Training / Generation / Efficiency
AGVBench: A Reliability-Oriented Benchmark of Data Augmentation for Vein Recognition
** Haiyang Li, Yuming Fu, Qun Song, Hongchao Liao, Jing Chen, Mounim A. El-Yacoubi, Xin Jin
AGVBench: A Reliability-Oriented Benchmark of Data Augmentation for Vein Recognition
Authors: Haiyang Li, Yuming Fu, Qun Song, Hongchao Liao, Jing Chen, Mounim A. El-Yacoubi, Xin Jin
arXiv ID: 2607.02271
Problem: Data augmentations inherited from natural image tasks can disrupt the fine-grained vascular topology and textures critical for identity discrimination in vein recognition.
Key Methodology:
- Evaluated 30 augmentation strategies across 5 public palm/finger-vein datasets (VERA220, TJU600, SCUT1100, FV-USM, SDUMLA-HMT) with 7 backbone architectures (ResNet18, MobileNetV2, ViT-S, Swin-T, plus vein-specific FVRASNet, AMPVNet, StarLKNet-S)
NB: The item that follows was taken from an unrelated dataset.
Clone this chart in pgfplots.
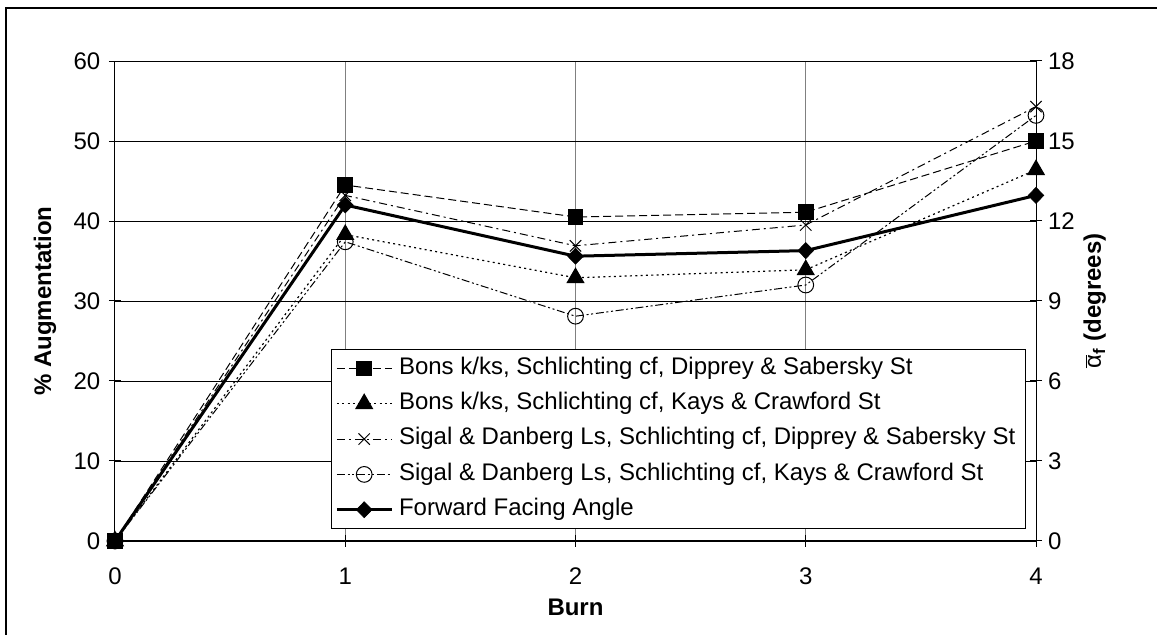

- Multi-dimensional assessment across recognition performance, calibration (ECE), corruption robustness (19 corruptions at 3 severity levels), adversarial robustness (FGSM & PGD white-box attacks at ϵ=0.2/255), occlusion robustness (0–50% masking), and computational efficiency
- Introduces a Pareto-based APEX rank to jointly evaluate accuracy vs. training time, memory, and FLOPs trade-offs
Key Results:
- Multi-image mixing methods dominate clean accuracy: PuzzleMix 95.55% (VERA220, R18), MixUp 95.27% (VERA220, R18), StarMixup 96.27% (VERA220, APN), and PuzzleMix 96.02% (TJU600, SLK-S)
- These same top-accuracy mixup methods show poor calibration (high ECE) and severe adversarial vulnerability to FGSM/PGD attacks - a clear accuracy–security decoupling
- Severe geometric transforms (Flip, Rotate, Translation) consistently degrade recognition across datasets
- Vein models suffer catastrophic performance collapse even at lowest corruption severity (level C1/C2), motivating custom low-intensity corruption tiers
- Label enhancement methods (LabelSmoothing, DirichletLabelSmooth) offer strong calibration benefits (e.g., LabelSmoothing 94.88% on TJU600 R18 with competitive EER)
Applied Context: Builders should not optimize for clean accuracy alone when selecting augmentations for vein recognition; multi-image mixing yields top accuracy but introduces calibration and adversarial risk, so production systems need a multi-objective evaluation including calibration, corruption, and attack robustness before deployment.